TAMPA, Fla. — Michael Bidwill took control of the moribund Arizona Cardinals in 2002, set on reversing decades of futility under the benignly neglectful ownership of his father, William.
Just as father and son couldn’t be more different in their managerial style, so has been the fortune of their football team.
Winners of just one playoff game in the previous 51 years, the Cardinals have won three in the last month to reach Super Bowl XLIII.
Michael Bidwill, 44, was described as a "tyrant” by two former National Football League executives familiar with the inner workings of the Arizona franchise.
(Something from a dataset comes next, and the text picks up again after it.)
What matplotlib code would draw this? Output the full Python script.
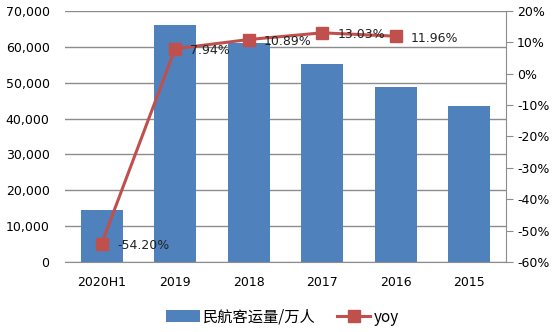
import matplotlib
matplotlib.use("Agg")
import matplotlib.pyplot as plt
from matplotlib.ticker import FuncFormatter, MultipleLocator

plt.rcParams['font.family'] = ['DejaVu Sans', 'Noto Sans CJK SC']

categories = ["2020H1", "2019", "2018", "2017", "2016", "2015"]
passengers = [14500, 65993, 61174, 55156, 48796, 43618]
yoy = [-54.20, 7.94, 10.89, 13.03, 11.96]
yoy_labels = ["-54.20%", "7.94%", "10.89%", "13.03%", "11.96%"]

bar_color = "#4F81BD"
line_color = "#C0504D"
grid_color = "#8C8C8C"

fig = plt.figure(figsize=(5.59, 3.32), dpi=100)
ax = fig.add_axes([0.116, 0.211, 0.789, 0.756])
x = list(range(len(categories)))
bars = ax.bar(x, passengers, width=0.57, color=bar_color, label="民航客运量/万人", zorder=2)
ax.set_xlim(-0.5, len(categories) - 0.5)
ax.set_ylim(0, 70000)
ax.yaxis.set_major_locator(MultipleLocator(10000))
ax.yaxis.set_major_formatter(FuncFormatter(lambda v, p: f"{int(v):,}"))
ax.grid(axis='y', color=grid_color, linewidth=1.0, zorder=0)
ax.set_axisbelow(True)
for s in ['top', 'left', 'right']:
    ax.spines[s].set_visible(False)
ax.spines['bottom'].set_color(grid_color)
ax.tick_params(axis='y', length=0, labelsize=9, pad=11)
ax.tick_params(axis='x', length=0, labelsize=9, pad=10)
ax.set_xticks(x)
ax.set_xticklabels(categories)

ax2 = ax.twinx()
ax2.set_ylim(-60, 20)
ax2.yaxis.set_major_locator(MultipleLocator(10))
ax2.yaxis.set_major_formatter(FuncFormatter(lambda v, p: f"{int(round(v))}%"))
for s in ['top', 'left', 'bottom']:
    ax2.spines[s].set_visible(False)
ax2.spines['right'].set_color(grid_color)
ax2.tick_params(axis='y', length=5, color=grid_color, labelsize=9, pad=3)
line, = ax2.plot(x[:len(yoy)], yoy, color=line_color, linewidth=2.2, marker='s',
                 markersize=8.5, label="yoy", zorder=3)
for xi, yi, lab in zip(x, yoy, yoy_labels):
    ax2.annotate(lab, (xi, yi), xytext=(11, -1.5), textcoords='offset points',
                 ha='left', va='center', fontsize=9, color='#222222')

fig.legend([bars, line], ["民航客运量/万人", "yoy"], loc='center',
           bbox_to_anchor=(0.505, 0.045), ncol=2, frameon=False,
           handlelength=2.2, handleheight=0.8, columnspacing=1.4, handletextpad=0.2,
           prop={'family': ['Noto Sans CJK SC', 'DejaVu Sans'], 'size': 11})

fig.savefig("out.png", dpi=100)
"He’s a yeller and a screamer,” one of the executives said. "He intimidates people in the office. He has been known to dress down Rod Graves.”
Graves, the team’s general manager and a key front-office operative since 1997, credits Michael Bidwill with the resurgence in the desert.
"He was the agent of change,” Graves told the East Valley Tribune in Mesa, Ariz., recently. "I know a lot will be written and said about when the culture changed here, but in my opinion that’s when it started.”
Michael Bidwill, the second of five children, served as a federal prosecutor for six years in Phoenix before joining the family business in 1996. He effectively squeezed out his older brother, William Jr., who tried to learn the business after college and became a hard-working, solid member of the team’s scouting department from 1985-93.
Many agree that the catalyst for the Cardinals’ stunning success was the opening of University of Phoenix Stadium in 2006. The Cardinals had merely 12 sellouts in 18 years at Sun Devil Stadium after moving there from St.